Words abound. When I was just learning to read, I regaled my parents with deciphered road signs every time we got in the car. “Merge” defeated me for a long time, but I managed the others quite handily. Even now, everywhere there is text, I read it. I can’t help it. It’s how I take in the world, through words, through the written word. Given that, you’d think I would like the encouraging phrases one finds everywhere these days, on stones in the neighborhood, on tea bags, yard signs. BE KIND they advise, GO TO YOUR SPECIAL PLACE, they intone, and HATE HAS NO HOME HERE. Sadly, though, these particular righteous words just annoy me and make me want to argue.
“I AM kind,” I grump, and “YOU fucking go to your special place!” and “Oh, really? You truly don’t hate anyone, ever??” As I may have mentioned at some point in these oh so many posts dating waaaaay back to the early 2000s, a favorite story in my family about me as a toddler is me saying, a lot, “DON’T TELL ME!!!”

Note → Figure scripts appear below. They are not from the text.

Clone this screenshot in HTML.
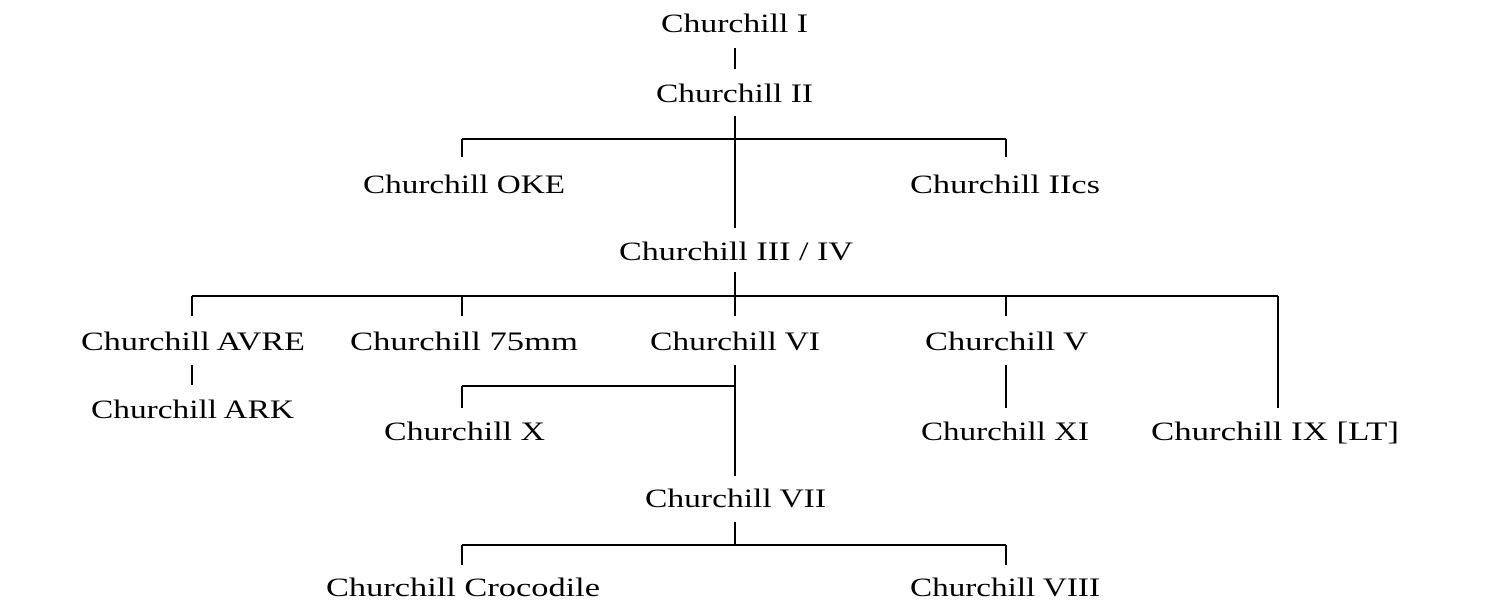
<!DOCTYPE html>
<html><head><meta charset="utf-8"><style>
html,body{margin:0;padding:0;background:#fff;}
svg{display:block;}
text{font-family:"Liberation Serif",serif;font-size:26px;fill:#000;}
</style></head><body>
<svg width="1487" height="611" viewBox="0 0 1487 611">
<g stroke="#000" stroke-width="2" fill="none">
<line x1="735" y1="48" x2="735" y2="69"/>
<line x1="735" y1="116" x2="735" y2="228"/>
<line x1="462" y1="139" x2="1006" y2="139"/>
<line x1="462" y1="139" x2="462" y2="157"/>
<line x1="1006" y1="139" x2="1006" y2="157"/>
<line x1="735" y1="272" x2="735" y2="316"/>
<line x1="192" y1="296" x2="1278" y2="296"/>
<line x1="192" y1="296" x2="192" y2="316"/>
<line x1="462" y1="296" x2="462" y2="316"/>
<line x1="1006" y1="296" x2="1006" y2="316"/>
<line x1="1278" y1="296" x2="1278" y2="408"/>
<line x1="192" y1="365" x2="192" y2="385"/>
<line x1="735" y1="365" x2="735" y2="476"/>
<line x1="462" y1="386" x2="735" y2="386"/>
<line x1="462" y1="386" x2="462" y2="408"/>
<line x1="1006" y1="365" x2="1006" y2="408"/>
<line x1="735" y1="522" x2="735" y2="545"/>
<line x1="462" y1="545" x2="1006" y2="545"/>
<line x1="462" y1="545" x2="462" y2="565"/>
<line x1="1006" y1="545" x2="1006" y2="565"/>
</g>
<text x="661" y="32" textLength="147" lengthAdjust="spacingAndGlyphs">Churchill I</text>
<text x="656" y="102" textLength="157" lengthAdjust="spacingAndGlyphs">Churchill II</text>
<text x="363" y="193" textLength="202" lengthAdjust="spacingAndGlyphs">Churchill OKE</text>
<text x="910" y="193" textLength="190" lengthAdjust="spacingAndGlyphs">Churchill IIcs</text>
<text x="619" y="260" textLength="234" lengthAdjust="spacingAndGlyphs">Churchill III / IV</text>
<text x="81" y="350" textLength="224" lengthAdjust="spacingAndGlyphs">Churchill AVRE</text>
<text x="350" y="350" textLength="228" lengthAdjust="spacingAndGlyphs">Churchill 75mm</text>
<text x="650" y="350" textLength="170" lengthAdjust="spacingAndGlyphs">Churchill VI</text>
<text x="925" y="350" textLength="163" lengthAdjust="spacingAndGlyphs">Churchill V</text>
<text x="91" y="418" textLength="203" lengthAdjust="spacingAndGlyphs">Churchill ARK</text>
<text x="384" y="440" textLength="161" lengthAdjust="spacingAndGlyphs">Churchill X</text>
<text x="921" y="440" textLength="168" lengthAdjust="spacingAndGlyphs">Churchill XI</text>
<text x="1151" y="440" textLength="248" lengthAdjust="spacingAndGlyphs">Churchill IX [LT]</text>
<text x="645" y="507" textLength="181" lengthAdjust="spacingAndGlyphs">Churchill VII</text>
<text x="326" y="596" textLength="274" lengthAdjust="spacingAndGlyphs">Churchill Crocodile</text>
<text x="910" y="596" textLength="190" lengthAdjust="spacingAndGlyphs">Churchill VIII</text>
</svg>
</body></html>
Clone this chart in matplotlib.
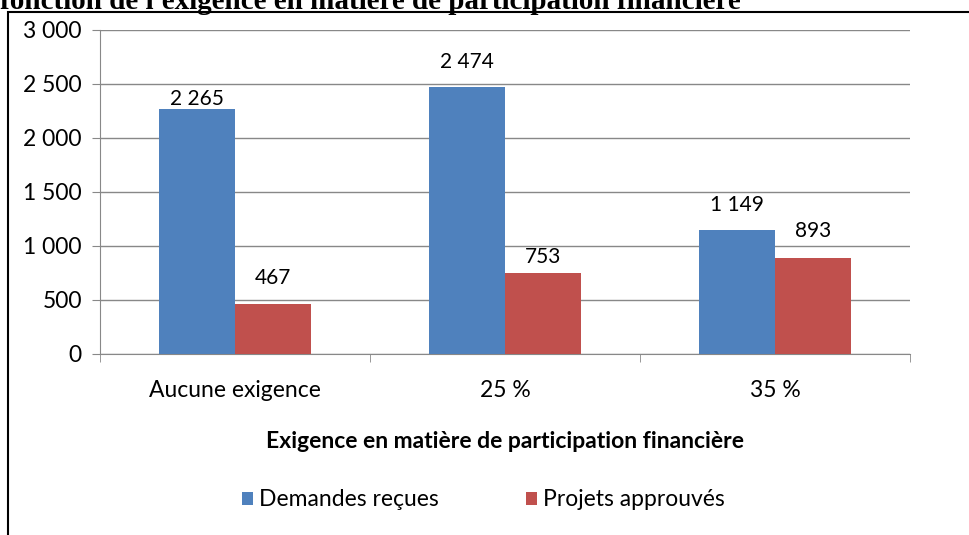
import matplotlib
matplotlib.use('Agg')
import matplotlib.pyplot as plt
from matplotlib.patches import Rectangle
from matplotlib.ticker import FuncFormatter, FixedLocator
import numpy as np

categories = ['Aucune exigence', '25 %', '35 %']
demandes = [2265, 2474, 1149]
projets = [467, 753, 893]
series_names = ['Demandes reçues', 'Projets approuvés']
y_ticks = [0, 500, 1000, 1500, 2000, 2500, 3000]

# label offsets above bar tops, in pixels (labels were moved by hand in the original)
lab_off_dem = [0, 15, 15]
lab_off_proj = [16, 6, 17]

plt.rcParams['font.family'] = ['Lato', 'DejaVu Sans']


def fmt_num(v, pos=None):
    return '{:,}'.format(int(v)).replace(',', ' ')


fig = plt.figure(figsize=(9.69, 5.35), dpi=100)
fig.patches.append(Rectangle((8 / 969, -0.05), 1.0, 1 - 12 / 535 + 0.05, transform=fig.transFigure,
                             fill=False, edgecolor='black', linewidth=1.5))
fig.text(0.0, 1 - 9 / 535, "fonction de l'exigence en matière de participation financière",
         family='Liberation Serif', fontweight='bold', fontsize=21, va='baseline', ha='left')

ax = fig.add_axes([100 / 969, 1 - 354 / 535, 810 / 969, 324 / 535])
x = np.arange(len(categories))
w = 0.28
b1 = ax.bar(x - w / 2, demandes, w, color='#4F81BD', label=series_names[0], zorder=3)
b2 = ax.bar(x + w / 2, projets, w, color='#C0504D', label=series_names[1], zorder=3)
for bars, offs in ((b1, lab_off_dem), (b2, lab_off_proj)):
    for rect, off in zip(bars, offs):
        h = rect.get_height()
        ax.annotate(fmt_num(h), (rect.get_x() + rect.get_width() / 2, h), xytext=(0, off * 0.72),
                    textcoords='offset points', ha='center', va='bottom', fontsize=15)

ax.set_xlim(-0.5, len(categories) - 0.5)
ax.set_ylim(0, 3000)
ax.set_yticks(y_ticks)
ax.yaxis.set_major_formatter(FuncFormatter(fmt_num))
ax.grid(axis='y', color='#888888', linewidth=1, zorder=0)
ax.set_xticks(x)
ax.set_xticklabels(categories, fontsize=16.5)
ax.xaxis.set_minor_locator(FixedLocator(np.arange(-0.5, len(categories), 1)))
ax.tick_params(axis='x', which='major', length=0, pad=19)
ax.tick_params(axis='x', which='minor', length=6, color='#888888')
ax.tick_params(axis='y', length=6, color='#888888', labelsize=16.5, pad=7)
for s in ['top', 'right']:
    ax.spines[s].set_visible(False)
ax.spines['left'].set_color('#888888')
ax.spines['bottom'].set_color('#888888')
ax.set_xlabel('Exigence en matière de participation financière', fontsize=16.5,
              fontweight='bold', labelpad=21)

fig.legend(handles=[b1, b2], loc='center', bbox_to_anchor=(483 / 969, 1 - 500 / 535), ncol=2,
           frameon=False, fontsize=16.5, handlelength=0.5, handleheight=0.5,
           handletextpad=0.25, columnspacing=3.8)

fig.savefig('out.png', dpi=100)
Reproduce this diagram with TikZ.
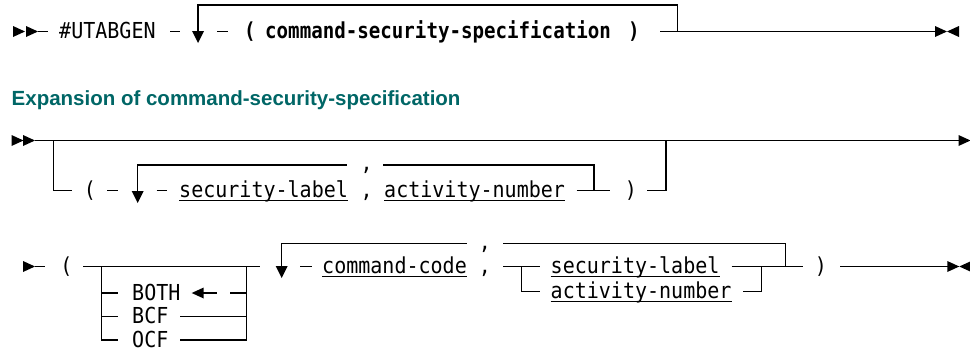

But I do really like found poems and all the ways you can fiddle around with random bunches of words. I just don’t like to be bullied about what to do.
This morning, going through a stack of accumulated pieces of paper (what? paper fucking accumulates, ok??), I found something that will be filed away with various other food-related bits and pieces:
Information regarding Sorghum and how to de-crystallize and use it indefinitely
I like that one. Sorghum reminds me of being in Kentucky as a child, in Mammoth Cave National Park, where my parents were members of the Cave Research Foundation. The six-hour drive from St. Louis, the humidity, the cavers, the cave itself. The sense of belonging, of being part of something important: the science of the cave, the exploration, the wonder of being underground in a living, breathing, mysterious environment.
I don’t cave any more, but the underground is alive and present for me because of that time in Kentucky when I was a kid. The above reminds me not to let that knowledge become entombed, inaccessible. Community. Caring for the natural world. Respecting and allowing the cave to be exactly what it is, with all its systems, creatures, history, necessity.
Stalactites, stalagmites, gypsum, carbide lamps and belly crawls my muddy, seeking, abiding in wonder, my exploring and allowing brave femme sisters, what is your own personal Sorghum? A food, a song, a certain make of car, a novel, the whiff of that one perfume?
De-crystallize, my beauties.
Use it indefinitely.
Many a Monday I offer a Meditation for Queer Femmes, in the spirit of my maternal grandmother, Mimi, who was fabulous, and from whom I inherited her Meditations for Women.